▶ _GOAL_: Work through the data line by line, gathering every line that has the word "this".

▶ _WORKING DATA_:
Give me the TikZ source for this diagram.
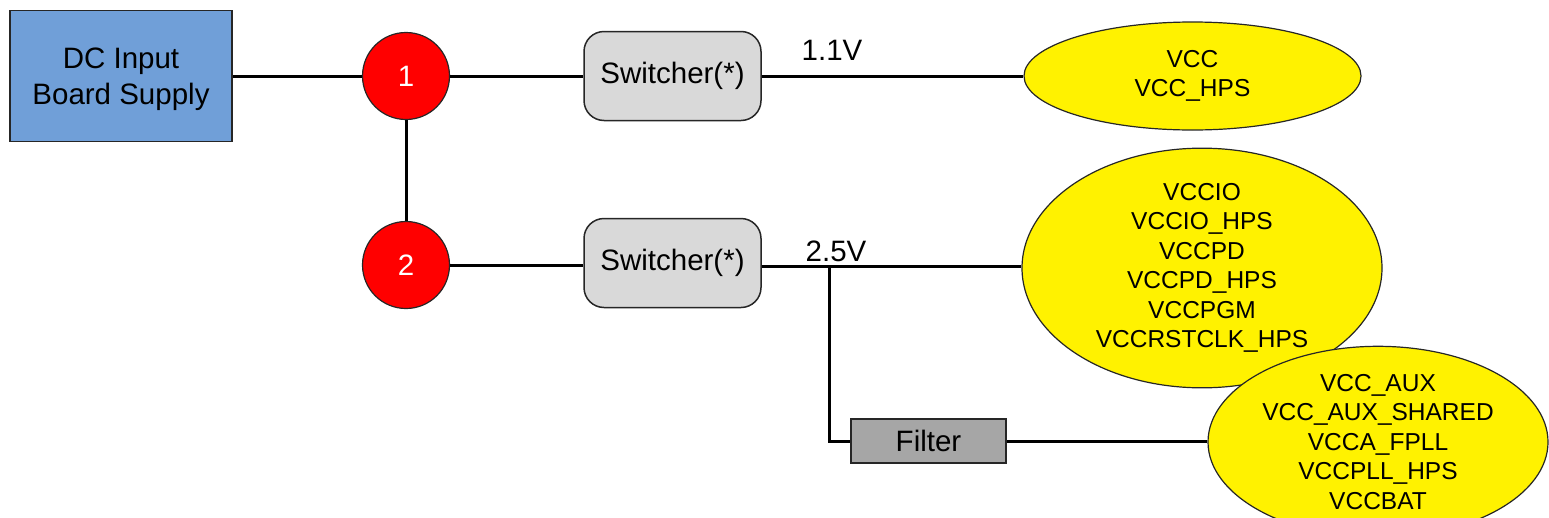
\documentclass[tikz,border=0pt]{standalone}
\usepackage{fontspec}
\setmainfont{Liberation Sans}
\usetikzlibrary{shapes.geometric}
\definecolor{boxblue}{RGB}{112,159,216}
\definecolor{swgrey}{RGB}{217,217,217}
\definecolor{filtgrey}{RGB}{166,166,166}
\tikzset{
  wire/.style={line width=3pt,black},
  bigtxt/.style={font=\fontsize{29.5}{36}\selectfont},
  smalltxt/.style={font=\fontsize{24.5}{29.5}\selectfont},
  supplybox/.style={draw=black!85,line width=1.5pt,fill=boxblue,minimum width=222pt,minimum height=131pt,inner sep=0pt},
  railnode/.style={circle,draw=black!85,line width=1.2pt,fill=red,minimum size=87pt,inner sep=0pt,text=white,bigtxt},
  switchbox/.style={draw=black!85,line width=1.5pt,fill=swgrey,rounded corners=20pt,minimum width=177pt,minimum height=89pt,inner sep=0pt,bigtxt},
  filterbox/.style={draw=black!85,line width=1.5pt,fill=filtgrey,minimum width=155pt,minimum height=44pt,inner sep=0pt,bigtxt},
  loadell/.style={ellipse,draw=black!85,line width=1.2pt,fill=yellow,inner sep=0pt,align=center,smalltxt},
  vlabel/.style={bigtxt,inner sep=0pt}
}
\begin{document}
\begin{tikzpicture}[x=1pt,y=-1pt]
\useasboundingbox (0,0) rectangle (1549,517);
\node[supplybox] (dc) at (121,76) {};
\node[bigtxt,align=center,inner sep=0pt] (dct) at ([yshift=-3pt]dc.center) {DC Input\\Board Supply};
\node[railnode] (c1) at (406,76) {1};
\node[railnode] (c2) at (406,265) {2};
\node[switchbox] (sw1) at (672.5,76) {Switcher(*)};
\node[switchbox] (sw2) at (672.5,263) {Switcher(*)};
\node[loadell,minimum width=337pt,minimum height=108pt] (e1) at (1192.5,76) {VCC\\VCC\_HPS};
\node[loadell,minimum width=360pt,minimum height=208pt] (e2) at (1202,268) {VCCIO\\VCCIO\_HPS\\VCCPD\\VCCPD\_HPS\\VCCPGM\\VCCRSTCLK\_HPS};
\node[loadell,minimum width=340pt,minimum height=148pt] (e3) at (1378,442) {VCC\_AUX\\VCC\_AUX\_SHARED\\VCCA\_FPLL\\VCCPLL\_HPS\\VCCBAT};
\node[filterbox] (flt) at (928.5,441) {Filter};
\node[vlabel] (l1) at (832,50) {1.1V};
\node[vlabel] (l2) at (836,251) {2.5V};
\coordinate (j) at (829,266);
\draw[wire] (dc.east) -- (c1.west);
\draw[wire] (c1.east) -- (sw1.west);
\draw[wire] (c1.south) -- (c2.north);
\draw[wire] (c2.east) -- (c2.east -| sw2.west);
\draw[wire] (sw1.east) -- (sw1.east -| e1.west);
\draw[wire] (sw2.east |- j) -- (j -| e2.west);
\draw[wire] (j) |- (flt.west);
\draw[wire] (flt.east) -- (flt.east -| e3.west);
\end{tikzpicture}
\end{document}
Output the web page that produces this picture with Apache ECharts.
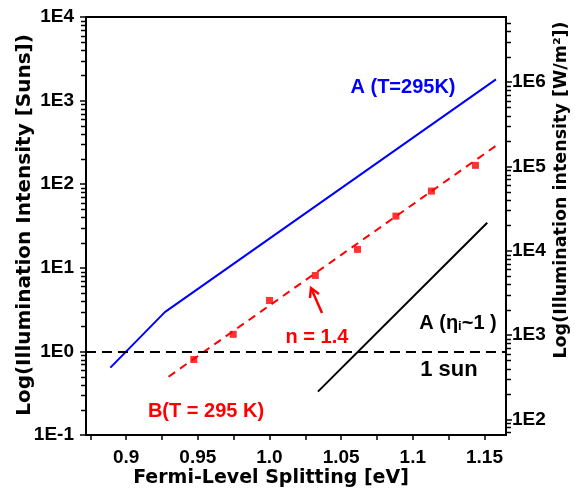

▶ _EXERCISE RESULT_:
Give me the TikZ source for this diagram.
Output the web page that produces this picture with Apache ECharts.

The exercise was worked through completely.